We have to use DVDs here because the temperature, humidity and consequent burgeoning micro-life means tapes are not an option. What's your reason?
It's what I have available. The computer is a laptop. Linux is not "supported" where I work, so backups are my business. The department that bought the laptop would not, at this point, buy a tape drive (I had to convince them to replace my dead battery). The location where I work (a different department) will not touch another's IT. I can't afford (I don't think) to buy one out of my own pocket.
Glad you asked?
That said, I really should look into something to back up home stuff too.
Keep in mind that I do not have enough space to store a full backup of my system, which is why I need to split across DVD in the first place. Also, does your solution provide incremental backup?

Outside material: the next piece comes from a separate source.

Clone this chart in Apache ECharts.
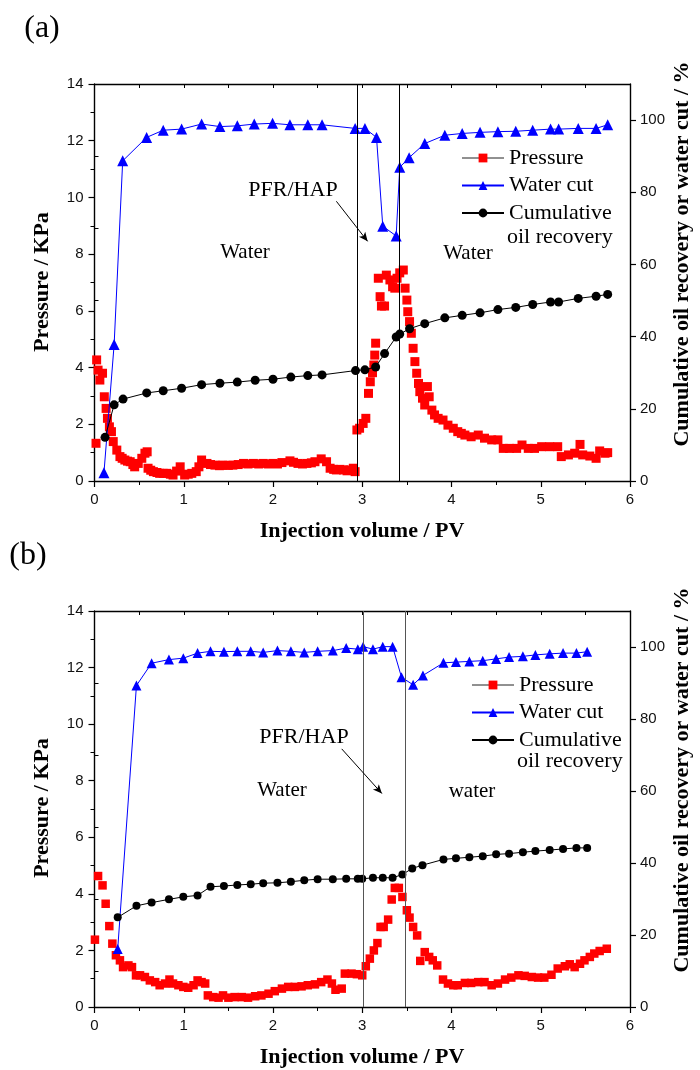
<!DOCTYPE html>
<html>
<head>
<meta charset="utf-8">
<script src="https://cdn.jsdelivr.net/npm/echarts@6/dist/echarts.min.js"></script>
<style>
html,body{margin:0;padding:0;background:#fff}
#chart{width:700px;height:1070px}
</style>
</head>
<body>
<div id="chart"></div>
<script>
// ---------- Panel (a): [injection volume PV, value] ----------
const pressureA = [
  [0.017,1.33],[0.024,4.27],[0.04,3.91],[0.06,3.56],[0.09,3.80],[0.11,2.97],[0.13,2.56],[0.145,2.21],
  [0.167,1.91],[0.19,1.74],[0.21,1.39],[0.25,1.09],[0.285,0.86],[0.31,0.80],[0.34,0.74],[0.37,0.70],
  [0.40,0.68],[0.43,0.58],[0.45,0.50],[0.49,0.62],[0.53,0.80],[0.565,0.98],[0.59,1.03],[0.60,0.45],
  [0.63,0.38],[0.66,0.33],[0.70,0.30],[0.73,0.27],[0.77,0.27],[0.81,0.27],[0.85,0.24],[0.88,0.21],
  [0.92,0.35],[0.96,0.50],[1.01,0.21],[1.05,0.24],[1.09,0.27],[1.14,0.33],[1.17,0.50],[1.20,0.74],
  [1.26,0.62],[1.30,0.58],[1.35,0.56],[1.40,0.54],[1.44,0.56],[1.50,0.55],[1.55,0.56],[1.61,0.58],
  [1.67,0.62],[1.72,0.60],[1.78,0.62],[1.84,0.60],[1.89,0.62],[1.95,0.60],[2.0,0.62],[2.05,0.60],
  [2.10,0.65],[2.19,0.71],[2.23,0.66],[2.28,0.62],[2.33,0.60],[2.38,0.62],[2.43,0.64],[2.47,0.68],
  [2.54,0.78],[2.60,0.68],[2.64,0.45],[2.68,0.41],[2.71,0.39],[2.75,0.41],[2.79,0.39],[2.83,0.36],
  [2.86,0.39],[2.90,0.45],[2.92,0.33],[2.94,1.80],[2.97,1.86],[3.01,2.03],[3.04,2.21],[3.07,3.09],
  [3.09,3.50],[3.115,3.82],[3.13,4.09],[3.14,4.44],[3.15,4.86],[3.18,7.15],[3.20,6.50],[3.215,6.17],
  [3.25,6.17],[3.27,7.26],[3.31,7.09],[3.34,6.85],[3.365,6.80],[3.39,7.15],[3.42,7.34],[3.46,7.44],
  [3.48,6.80],[3.50,6.38],[3.51,5.97],[3.53,5.62],[3.55,5.21],[3.57,4.68],[3.59,4.21],[3.61,3.80],
  [3.63,3.44],[3.645,3.15],[3.675,2.92],[3.70,2.68],[3.73,3.33],[3.75,2.97],[3.78,2.50],[3.81,2.33],
  [3.85,2.21],[3.905,2.15],[3.96,1.97],[4.02,1.86],[4.07,1.74],[4.11,1.68],[4.15,1.62],[4.22,1.56],
  [4.30,1.62],[4.37,1.51],[4.45,1.45],[4.52,1.45],[4.58,1.15],[4.65,1.15],[4.73,1.15],[4.79,1.27],
  [4.86,1.15],[4.93,1.15],[5.01,1.21],[5.10,1.21],[5.19,1.21],[5.23,0.86],[5.31,0.92],[5.38,0.98],
  [5.44,1.29],[5.47,0.92],[5.55,0.88],[5.62,0.80],[5.66,1.06],[5.72,0.98],[5.75,1.00]
];
const waterCutA = [
  [0.106,2.3],[0.22,37.8],[0.316,88.7],[0.584,95.2],[0.77,97.2],[0.976,97.5],[1.2,98.9],[1.405,98.2],
  [1.60,98.4],[1.79,98.9],[1.995,99.1],[2.19,98.7],[2.39,98.7],[2.55,98.7],[2.92,97.7],[3.03,97.7],
  [3.16,95.2],[3.23,70.6],[3.38,67.9],[3.42,86.9],[3.525,89.6],[3.70,93.5],[3.925,95.8],[4.12,96.3],
  [4.32,96.6],[4.52,96.8],[4.72,96.9],[4.91,97.2],[5.11,97.5],[5.20,97.5],[5.42,97.7],[5.62,97.7],
  [5.75,98.7]
];
const recoveryA = [
  [0.118,12.1],[0.22,21.1],[0.32,22.7],[0.585,24.4],[0.77,25.0],[0.976,25.7],[1.2,26.7],[1.405,27.1],
  [1.60,27.4],[1.80,27.9],[2.0,28.2],[2.20,28.8],[2.39,29.2],[2.55,29.4],[2.925,30.6],[3.03,30.8],
  [3.15,31.6],[3.25,35.3],[3.38,39.9],[3.42,40.7],[3.53,42.2],[3.70,43.6],[3.925,45.2],[4.12,45.9],
  [4.32,46.6],[4.52,47.5],[4.72,48.1],[4.91,48.9],[5.11,49.6],[5.20,49.6],[5.42,50.6],[5.62,51.2],
  [5.75,51.7]
];
const slugA = [2.94, 3.42];

// ---------- Panel (b) ----------
const pressureB = [
  [0.005,2.38],[0.04,4.63],[0.09,4.30],[0.125,3.65],[0.166,2.86],[0.20,2.24],[0.24,1.83],[0.285,1.65],
  [0.32,1.41],[0.38,1.47],[0.42,1.41],[0.465,1.12],[0.51,1.12],[0.565,1.06],[0.62,0.94],[0.68,0.88],
  [0.73,0.77],[0.79,0.83],[0.84,0.97],[0.88,0.83],[0.94,0.77],[0.995,0.71],[1.05,0.68],[1.11,0.77],
  [1.155,0.94],[1.20,0.88],[1.24,0.83],[1.27,0.41],[1.33,0.35],[1.39,0.33],[1.44,0.41],[1.50,0.33],
  [1.57,0.35],[1.65,0.35],[1.72,0.33],[1.80,0.38],[1.87,0.41],[1.95,0.47],[2.02,0.56],[2.10,0.65],
  [2.17,0.71],[2.245,0.71],[2.32,0.73],[2.39,0.77],[2.47,0.80],[2.54,0.88],[2.61,0.97],[2.66,0.83],
  [2.70,0.61],[2.77,0.65],[2.805,1.18],[2.88,1.18],[2.94,1.16],[3.00,1.12],[3.04,1.44],[3.085,1.71],
  [3.13,2.00],[3.17,2.26],[3.205,2.83],[3.24,2.83],[3.29,3.09],[3.33,3.80],[3.365,4.21],[3.41,4.21],
  [3.45,3.89],[3.50,3.42],[3.53,3.16],[3.57,2.83],[3.615,2.53],[3.65,1.63],[3.70,1.94],[3.75,1.77],
  [3.79,1.65],[3.84,1.47],[3.905,0.97],[3.96,0.83],[4.02,0.77],[4.07,0.77],[4.15,0.85],[4.22,0.85],
  [4.30,0.88],[4.37,0.88],[4.45,0.77],[4.52,0.83],[4.60,0.97],[4.67,1.04],[4.75,1.12],[4.82,1.10],
  [4.90,1.06],[4.97,1.04],[5.04,1.04],[5.12,1.14],[5.19,1.36],[5.27,1.44],[5.325,1.51],[5.38,1.41],
  [5.44,1.53],[5.49,1.65],[5.55,1.77],[5.60,1.89],[5.66,1.98],[5.74,2.06]
];
const waterCutB = [
  [0.26,16.1],[0.47,89.3],[0.64,95.5],[0.834,96.5],[0.995,96.9],[1.155,98.3],[1.30,98.8],[1.45,98.7],
  [1.60,98.8],[1.75,98.8],[1.89,98.5],[2.05,99.0],[2.20,98.8],[2.35,98.5],[2.50,98.8],[2.67,99.0],
  [2.82,99.7],[2.95,99.4],[3.01,100.1],[3.12,99.4],[3.23,100.1],[3.34,100.1],[3.44,91.6],[3.57,89.5],
  [3.68,92.1],[3.91,95.6],[4.05,95.8],[4.20,96.0],[4.35,96.2],[4.50,96.7],[4.645,97.2],[4.80,97.4],
  [4.94,97.8],[5.10,98.1],[5.25,98.3],[5.40,98.3],[5.52,98.7]
];
const recoveryB = [
  [0.26,24.9],[0.47,28.1],[0.64,29.0],[0.834,29.9],[0.995,30.6],[1.155,31.0],[1.30,33.4],[1.45,33.6],
  [1.60,33.9],[1.75,34.1],[1.89,34.4],[2.05,34.5],[2.20,34.8],[2.35,35.2],[2.50,35.5],[2.67,35.5],
  [2.82,35.6],[2.95,35.6],[3.00,35.6],[3.12,35.9],[3.23,35.9],[3.34,35.9],[3.45,36.8],[3.56,38.5],
  [3.675,39.4],[3.91,41.0],[4.05,41.3],[4.20,41.6],[4.35,41.9],[4.50,42.4],[4.645,42.6],[4.80,43.0],
  [4.94,43.3],[5.10,43.6],[5.25,43.9],[5.40,44.2],[5.52,44.2]
];
const slugB = [3.01, 3.485];

// ---------- Axis ticks ----------
const rightMajorTicks = [0, 20, 40, 60, 80, 100];
const rightMinorTicks = [10, 30, 50, 70, 90];

const SERIF = '"Liberation Serif","Times New Roman",serif';
const SANS = '"Liberation Sans",Arial,sans-serif';
const BLACK = '#000';

const grids = [
  { left: 94.5, right: 70, top: 84, height: 397 },
  { left: 94.5, right: 70, top: 611, height: 396 }
];

function xAxesFor(g) {
  return [
    {
      type: 'value', gridIndex: g, min: 0, max: 6, interval: 1, position: 'bottom',
      axisLine: { onZero: false, lineStyle: { color: BLACK, width: 1.4 } },
      axisTick: { length: 6, lineStyle: { color: BLACK, width: 1.2 } },
      minorTick: { show: true, splitNumber: 2, length: 4, lineStyle: { color: BLACK, width: 1 } },
      axisLabel: { margin: 11, fontFamily: SANS, fontSize: 15, color: '#111' },
      splitLine: { show: false }, minorSplitLine: { show: false }
    },
    {
      type: 'value', gridIndex: g, min: 0, max: 6, interval: 0.5, position: 'top',
      axisLine: { onZero: false, lineStyle: { color: BLACK, width: 1.4 } },
      axisTick: { inside: true, length: 4, lineStyle: { color: BLACK, width: 1 } },
      axisLabel: { show: false }, splitLine: { show: false }
    }
  ];
}

function yAxesFor(g) {
  return [
    {
      type: 'value', gridIndex: g, min: 0, max: 14, interval: 2, position: 'left',
      axisLine: { show: true, onZero: false, lineStyle: { color: BLACK, width: 1.4 } },
      axisTick: { length: 6, lineStyle: { color: BLACK, width: 1.2 } },
      minorTick: { show: true, splitNumber: 2, length: 4, lineStyle: { color: BLACK, width: 1 } },
      axisLabel: { margin: 11, fontFamily: SANS, fontSize: 15, color: '#111' },
      splitLine: { show: false }, minorSplitLine: { show: false }
    },
    {
      type: 'value', gridIndex: g, min: 0, max: 110, interval: 20, position: 'right',
      axisLine: { show: true, onZero: false, lineStyle: { color: BLACK, width: 1.4 } },
      axisTick: { length: 6, customValues: rightMajorTicks, lineStyle: { color: BLACK, width: 1.2 } },
      axisLabel: {
        margin: 10, fontFamily: SANS, fontSize: 15, color: '#111', customValues: rightMajorTicks,
        formatter: v => (v <= 100 ? String(v) : '')
      },
      splitLine: { show: false }
    },
    {
      type: 'value', gridIndex: g, min: 0, max: 110, interval: 10, position: 'right',
      axisLine: { show: false },
      axisTick: { length: 4, customValues: rightMinorTicks, lineStyle: { color: BLACK, width: 1 } },
      axisLabel: { show: false }, splitLine: { show: false }
    }
  ];
}

function panelSeries(g, pressure, waterCut, recovery, slug, lineColor, arrow, sizes) {
  const xi = g * 2, yl = g * 3, yr = g * 3 + 1;
  return [
    {
      name: 'Pressure', type: 'line', xAxisIndex: xi, yAxisIndex: yl, data: pressure,
      symbol: 'rect', symbolSize: sizes.rect, showAllSymbol: true,
      itemStyle: { color: '#ff0000' }, lineStyle: { opacity: 0 },
      markLine: {
        silent: true, symbol: 'none', label: { show: false },
        lineStyle: { color: lineColor, width: 1, type: 'solid' },
        data: slug.map(v => ({ xAxis: v }))
      },
      z: 2
    },
    {
      name: 'Water cut', type: 'line', xAxisIndex: xi, yAxisIndex: yr, data: waterCut,
      symbol: 'triangle', symbolSize: sizes.tri, showAllSymbol: true,
      itemStyle: { color: '#0000ff' }, lineStyle: { color: '#0000ff', width: 1 },
      markLine: {
        silent: true, symbol: ['none', 'arrow'], symbolSize: [6, 9], label: { show: false },
        lineStyle: { color: BLACK, width: 1, type: 'solid' },
        data: [[{ coord: arrow[0] }, { coord: arrow[1] }]]
      },
      z: 3
    },
    {
      name: 'Cumulative oil recovery', type: 'line', xAxisIndex: xi, yAxisIndex: yr, data: recovery,
      symbol: 'circle', symbolSize: sizes.dot, showAllSymbol: true,
      itemStyle: { color: BLACK }, lineStyle: { color: BLACK, width: 1 },
      z: 4
    }
  ];
}

function legendAt(left, top) {
  return {
    orient: 'vertical', left, top, itemWidth: 42, itemHeight: 11, itemGap: 5.5,
    selectedMode: false,
    data: [
      { name: 'Pressure', lineStyle: { opacity: 1, color: '#222', width: 1 } },
      { name: 'Water cut' },
      { name: 'Cumulative oil recovery' }
    ],
    formatter: n => (n === 'Cumulative oil recovery' ? 'Cumulative' : n),
    textStyle: { fontFamily: SERIF, fontSize: 22, color: BLACK, lineHeight: 22 }
  };
}

function label(x, y, text, size, align) {
  return {
    type: 'text', x, y, silent: true,
    style: { text, fontFamily: SERIF, fontSize: size, fill: BLACK, align: align || 'center', verticalAlign: 'middle' }
  };
}
function title(x, y, text, rotated) {
  return {
    type: 'text', x, y, silent: true, rotation: rotated ? Math.PI / 2 : 0,
    style: { text, fontFamily: SERIF, fontSize: 22, fontWeight: 'bold', fill: BLACK, align: 'center', verticalAlign: 'middle' }
  };
}

const chart = echarts.init(document.getElementById('chart'), null, { renderer: 'canvas' });
chart.setOption({
  animation: false,
  backgroundColor: '#fff',
  grid: grids.map(g => Object.assign({ outerBoundsMode: 'none' }, g)),
  xAxis: [...xAxesFor(0), ...xAxesFor(1)],
  yAxis: [...yAxesFor(0), ...yAxesFor(1)],
  legend: [legendAt(456, 142), legendAt(466, 669)],
  series: [
    ...panelSeries(0, pressureA, waterCutA, recoveryA, slugA, BLACK,
      [[2.71, 77.5], [3.06, 66.4]], { rect: 9, tri: 11, dot: 9 }),
    ...panelSeries(1, pressureB, waterCutB, recoveryB, slugB, '#555',
      [[2.77, 71.7], [3.22, 59.3]], { rect: 8.5, tri: 10, dot: 8 })
  ],
  graphic: [
    label(42, 29, '(a)', 32),
    label(28, 556, '(b)', 32),
    title(362, 531, 'Injection volume / PV', false),
    title(362, 1057, 'Injection volume / PV', false),
    title(42, 282, 'Pressure / KPa', true),
    title(42, 808, 'Pressure / KPa', true),
    title(682, 254, 'Cumulative oil recovery or water cut / %', true),
    title(682, 780, 'Cumulative oil recovery or water cut / %', true),
    label(293, 190, 'PFR/HAP', 22),
    label(245, 252, 'Water', 21),
    label(468, 253, 'Water', 21),
    label(304, 737, 'PFR/HAP', 22),
    label(282, 790, 'Water', 21),
    label(472, 791, 'water', 21),
    label(507, 237, 'oil recovery', 22, 'left'),
    label(517, 761, 'oil recovery', 22, 'left')
  ]
});
</script>
</body>
</html>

Well I guess that's not an option for you since space is an issue. You could compress, but that probably wouldn't save an incredible amount of space and there would be more of a chance of data loss. I was talking about something like this:
-------------
tar cvO $HOME | split -b 4G - xyz
for piece in xyz*
do
eject /dev/hdd
echo "Insert blank disc and press enter"
read
growisofs -Z /dev/hdd $piece
done
--------------
But of course this requires a lot of free disk space. Like I said you can also pass the z or j flag to tar to save some but I don't know how much it would be and then it'd be less reliable.
One thing I can recommend with a home-grown script is using the p7zip utility. It takes a long time to decompress from max compression, but I've gotten 1GB binary files down to 400M with it.